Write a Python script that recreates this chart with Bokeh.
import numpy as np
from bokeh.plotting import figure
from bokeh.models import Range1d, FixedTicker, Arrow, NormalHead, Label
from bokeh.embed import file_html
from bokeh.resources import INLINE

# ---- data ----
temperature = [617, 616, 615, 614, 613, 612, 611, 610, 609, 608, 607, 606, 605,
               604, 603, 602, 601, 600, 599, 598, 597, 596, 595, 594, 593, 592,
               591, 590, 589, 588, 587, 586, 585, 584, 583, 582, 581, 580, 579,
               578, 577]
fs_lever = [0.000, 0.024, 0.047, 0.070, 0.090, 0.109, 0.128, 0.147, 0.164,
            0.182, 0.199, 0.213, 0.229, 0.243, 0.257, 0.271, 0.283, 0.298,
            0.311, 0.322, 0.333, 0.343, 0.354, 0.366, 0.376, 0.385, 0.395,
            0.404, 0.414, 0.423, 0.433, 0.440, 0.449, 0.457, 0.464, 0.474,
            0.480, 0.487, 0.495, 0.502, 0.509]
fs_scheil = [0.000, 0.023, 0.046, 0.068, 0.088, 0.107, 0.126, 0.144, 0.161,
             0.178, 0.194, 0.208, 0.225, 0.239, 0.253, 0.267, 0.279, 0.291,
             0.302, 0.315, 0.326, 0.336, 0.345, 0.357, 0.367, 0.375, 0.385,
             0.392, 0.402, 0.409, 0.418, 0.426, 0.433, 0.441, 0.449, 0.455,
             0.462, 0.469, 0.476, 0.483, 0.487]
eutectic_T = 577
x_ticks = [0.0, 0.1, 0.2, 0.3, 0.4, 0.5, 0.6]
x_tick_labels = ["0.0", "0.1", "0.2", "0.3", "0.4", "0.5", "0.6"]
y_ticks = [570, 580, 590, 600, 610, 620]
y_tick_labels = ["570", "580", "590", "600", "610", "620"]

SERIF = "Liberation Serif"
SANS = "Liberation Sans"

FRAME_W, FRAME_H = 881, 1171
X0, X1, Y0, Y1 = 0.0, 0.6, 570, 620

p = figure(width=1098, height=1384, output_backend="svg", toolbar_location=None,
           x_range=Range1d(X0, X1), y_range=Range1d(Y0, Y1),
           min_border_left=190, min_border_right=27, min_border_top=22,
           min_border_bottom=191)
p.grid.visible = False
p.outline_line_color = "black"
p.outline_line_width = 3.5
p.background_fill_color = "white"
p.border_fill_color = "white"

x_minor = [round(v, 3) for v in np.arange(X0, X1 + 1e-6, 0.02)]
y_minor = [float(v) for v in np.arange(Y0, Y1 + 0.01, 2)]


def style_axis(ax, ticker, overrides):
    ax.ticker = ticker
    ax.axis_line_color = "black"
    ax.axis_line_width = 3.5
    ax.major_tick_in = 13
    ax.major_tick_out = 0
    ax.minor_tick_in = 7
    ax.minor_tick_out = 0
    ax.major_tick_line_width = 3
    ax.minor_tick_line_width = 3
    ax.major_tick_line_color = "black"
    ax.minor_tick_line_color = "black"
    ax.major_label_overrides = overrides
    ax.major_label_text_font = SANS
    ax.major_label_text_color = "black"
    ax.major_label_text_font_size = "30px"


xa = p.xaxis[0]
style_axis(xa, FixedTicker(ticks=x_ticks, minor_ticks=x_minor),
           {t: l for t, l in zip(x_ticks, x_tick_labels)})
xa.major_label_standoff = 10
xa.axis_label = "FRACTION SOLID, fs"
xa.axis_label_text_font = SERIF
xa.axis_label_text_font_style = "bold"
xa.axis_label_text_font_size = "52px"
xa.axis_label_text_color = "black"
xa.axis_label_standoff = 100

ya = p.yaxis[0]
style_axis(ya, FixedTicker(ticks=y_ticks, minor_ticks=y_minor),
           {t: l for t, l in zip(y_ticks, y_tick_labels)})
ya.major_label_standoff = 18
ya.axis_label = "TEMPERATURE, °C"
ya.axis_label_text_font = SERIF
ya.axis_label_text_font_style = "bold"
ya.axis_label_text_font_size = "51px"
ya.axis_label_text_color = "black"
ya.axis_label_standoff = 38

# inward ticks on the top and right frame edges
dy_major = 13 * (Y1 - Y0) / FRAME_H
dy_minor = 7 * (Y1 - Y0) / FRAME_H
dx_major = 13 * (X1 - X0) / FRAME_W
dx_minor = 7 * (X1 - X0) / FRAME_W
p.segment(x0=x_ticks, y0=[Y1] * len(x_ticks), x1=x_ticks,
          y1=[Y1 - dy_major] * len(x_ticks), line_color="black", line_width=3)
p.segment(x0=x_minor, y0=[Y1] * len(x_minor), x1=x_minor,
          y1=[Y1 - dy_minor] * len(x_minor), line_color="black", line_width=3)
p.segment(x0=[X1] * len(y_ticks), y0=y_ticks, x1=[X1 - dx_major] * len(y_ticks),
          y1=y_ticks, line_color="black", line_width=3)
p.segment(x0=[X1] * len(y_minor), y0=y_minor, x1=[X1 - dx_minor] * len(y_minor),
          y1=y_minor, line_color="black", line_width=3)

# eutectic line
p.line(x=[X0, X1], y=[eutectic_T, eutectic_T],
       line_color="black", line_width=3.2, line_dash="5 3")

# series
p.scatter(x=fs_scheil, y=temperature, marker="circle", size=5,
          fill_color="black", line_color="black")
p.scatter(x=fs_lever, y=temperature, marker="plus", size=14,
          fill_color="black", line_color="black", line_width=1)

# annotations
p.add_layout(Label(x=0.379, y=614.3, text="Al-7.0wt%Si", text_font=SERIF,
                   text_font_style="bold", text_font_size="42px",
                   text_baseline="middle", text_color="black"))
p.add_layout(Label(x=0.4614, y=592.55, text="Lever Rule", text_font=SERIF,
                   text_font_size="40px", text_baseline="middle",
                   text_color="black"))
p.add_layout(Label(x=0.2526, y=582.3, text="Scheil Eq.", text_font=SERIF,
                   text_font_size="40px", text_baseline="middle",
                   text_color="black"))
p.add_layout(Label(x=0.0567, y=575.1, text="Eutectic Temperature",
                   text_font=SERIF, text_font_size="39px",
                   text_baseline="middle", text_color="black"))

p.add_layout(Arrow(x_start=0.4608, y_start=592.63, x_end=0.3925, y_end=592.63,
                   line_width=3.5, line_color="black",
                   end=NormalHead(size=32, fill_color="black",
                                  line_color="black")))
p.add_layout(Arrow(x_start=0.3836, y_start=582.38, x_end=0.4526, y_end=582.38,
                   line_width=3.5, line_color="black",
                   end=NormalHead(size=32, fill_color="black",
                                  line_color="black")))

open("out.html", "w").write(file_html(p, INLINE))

----------

Repeat the lines above exactly.

Write a Python script that recreates this chart with Bokeh.
import numpy as np
from bokeh.plotting import figure
from bokeh.models import Range1d, FixedTicker, Arrow, NormalHead, Label
from bokeh.embed import file_html
from bokeh.resources import INLINE

# ---- data ----
temperature = [617, 616, 615, 614, 613, 612, 611, 610, 609, 608, 607, 606, 605,
               604, 603, 602, 601, 600, 599, 598, 597, 596, 595, 594, 593, 592,
               591, 590, 589, 588, 587, 586, 585, 584, 583, 582, 581, 580, 579,
               578, 577]
fs_lever = [0.000, 0.024, 0.047, 0.070, 0.090, 0.109, 0.128, 0.147, 0.164,
            0.182, 0.199, 0.213, 0.229, 0.243, 0.257, 0.271, 0.283, 0.298,
            0.311, 0.322, 0.333, 0.343, 0.354, 0.366, 0.376, 0.385, 0.395,
            0.404, 0.414, 0.423, 0.433, 0.440, 0.449, 0.457, 0.464, 0.474,
            0.480, 0.487, 0.495, 0.502, 0.509]
fs_scheil = [0.000, 0.023, 0.046, 0.068, 0.088, 0.107, 0.126, 0.144, 0.161,
             0.178, 0.194, 0.208, 0.225, 0.239, 0.253, 0.267, 0.279, 0.291,
             0.302, 0.315, 0.326, 0.336, 0.345, 0.357, 0.367, 0.375, 0.385,
             0.392, 0.402, 0.409, 0.418, 0.426, 0.433, 0.441, 0.449, 0.455,
             0.462, 0.469, 0.476, 0.483, 0.487]
eutectic_T = 577
x_ticks = [0.0, 0.1, 0.2, 0.3, 0.4, 0.5, 0.6]
x_tick_labels = ["0.0", "0.1", "0.2", "0.3", "0.4", "0.5", "0.6"]
y_ticks = [570, 580, 590, 600, 610, 620]
y_tick_labels = ["570", "580", "590", "600", "610", "620"]

SERIF = "Liberation Serif"
SANS = "Liberation Sans"

FRAME_W, FRAME_H = 881, 1171
X0, X1, Y0, Y1 = 0.0, 0.6, 570, 620

p = figure(width=1098, height=1384, output_backend="svg", toolbar_location=None,
           x_range=Range1d(X0, X1), y_range=Range1d(Y0, Y1),
           min_border_left=190, min_border_right=27, min_border_top=22,
           min_border_bottom=191)
p.grid.visible = False
p.outline_line_color = "black"
p.outline_line_width = 3.5
p.background_fill_color = "white"
p.border_fill_color = "white"

x_minor = [round(v, 3) for v in np.arange(X0, X1 + 1e-6, 0.02)]
y_minor = [float(v) for v in np.arange(Y0, Y1 + 0.01, 2)]


def style_axis(ax, ticker, overrides):
    ax.ticker = ticker
    ax.axis_line_color = "black"
    ax.axis_line_width = 3.5
    ax.major_tick_in = 13
    ax.major_tick_out = 0
    ax.minor_tick_in = 7
    ax.minor_tick_out = 0
    ax.major_tick_line_width = 3
    ax.minor_tick_line_width = 3
    ax.major_tick_line_color = "black"
    ax.minor_tick_line_color = "black"
    ax.major_label_overrides = overrides
    ax.major_label_text_font = SANS
    ax.major_label_text_color = "black"
    ax.major_label_text_font_size = "30px"


xa = p.xaxis[0]
style_axis(xa, FixedTicker(ticks=x_ticks, minor_ticks=x_minor),
           {t: l for t, l in zip(x_ticks, x_tick_labels)})
xa.major_label_standoff = 10
xa.axis_label = "FRACTION SOLID, fs"
xa.axis_label_text_font = SERIF
xa.axis_label_text_font_style = "bold"
xa.axis_label_text_font_size = "52px"
xa.axis_label_text_color = "black"
xa.axis_label_standoff = 100

ya = p.yaxis[0]
style_axis(ya, FixedTicker(ticks=y_ticks, minor_ticks=y_minor),
           {t: l for t, l in zip(y_ticks, y_tick_labels)})
ya.major_label_standoff = 18
ya.axis_label = "TEMPERATURE, °C"
ya.axis_label_text_font = SERIF
ya.axis_label_text_font_style = "bold"
ya.axis_label_text_font_size = "51px"
ya.axis_label_text_color = "black"
ya.axis_label_standoff = 38

# inward ticks on the top and right frame edges
dy_major = 13 * (Y1 - Y0) / FRAME_H
dy_minor = 7 * (Y1 - Y0) / FRAME_H
dx_major = 13 * (X1 - X0) / FRAME_W
dx_minor = 7 * (X1 - X0) / FRAME_W
p.segment(x0=x_ticks, y0=[Y1] * len(x_ticks), x1=x_ticks,
          y1=[Y1 - dy_major] * len(x_ticks), line_color="black", line_width=3)
p.segment(x0=x_minor, y0=[Y1] * len(x_minor), x1=x_minor,
          y1=[Y1 - dy_minor] * len(x_minor), line_color="black", line_width=3)
p.segment(x0=[X1] * len(y_ticks), y0=y_ticks, x1=[X1 - dx_major] * len(y_ticks),
          y1=y_ticks, line_color="black", line_width=3)
p.segment(x0=[X1] * len(y_minor), y0=y_minor, x1=[X1 - dx_minor] * len(y_minor),
          y1=y_minor, line_color="black", line_width=3)

# eutectic line
p.line(x=[X0, X1], y=[eutectic_T, eutectic_T],
       line_color="black", line_width=3.2, line_dash="5 3")

# series
p.scatter(x=fs_scheil, y=temperature, marker="circle", size=5,
          fill_color="black", line_color="black")
p.scatter(x=fs_lever, y=temperature, marker="plus", size=14,
          fill_color="black", line_color="black", line_width=1)

# annotations
p.add_layout(Label(x=0.379, y=614.3, text="Al-7.0wt%Si", text_font=SERIF,
                   text_font_style="bold", text_font_size="42px",
                   text_baseline="middle", text_color="black"))
p.add_layout(Label(x=0.4614, y=592.55, text="Lever Rule", text_font=SERIF,
                   text_font_size="40px", text_baseline="middle",
                   text_color="black"))
p.add_layout(Label(x=0.2526, y=582.3, text="Scheil Eq.", text_font=SERIF,
                   text_font_size="40px", text_baseline="middle",
                   text_color="black"))
p.add_layout(Label(x=0.0567, y=575.1, text="Eutectic Temperature",
                   text_font=SERIF, text_font_size="39px",
                   text_baseline="middle", text_color="black"))

p.add_layout(Arrow(x_start=0.4608, y_start=592.63, x_end=0.3925, y_end=592.63,
                   line_width=3.5, line_color="black",
                   end=NormalHead(size=32, fill_color="black",
                                  line_color="black")))
p.add_layout(Arrow(x_start=0.3836, y_start=582.38, x_end=0.4526, y_end=582.38,
                   line_width=3.5, line_color="black",
                   end=NormalHead(size=32, fill_color="black",
                                  line_color="black")))

open("out.html", "w").write(file_html(p, INLINE))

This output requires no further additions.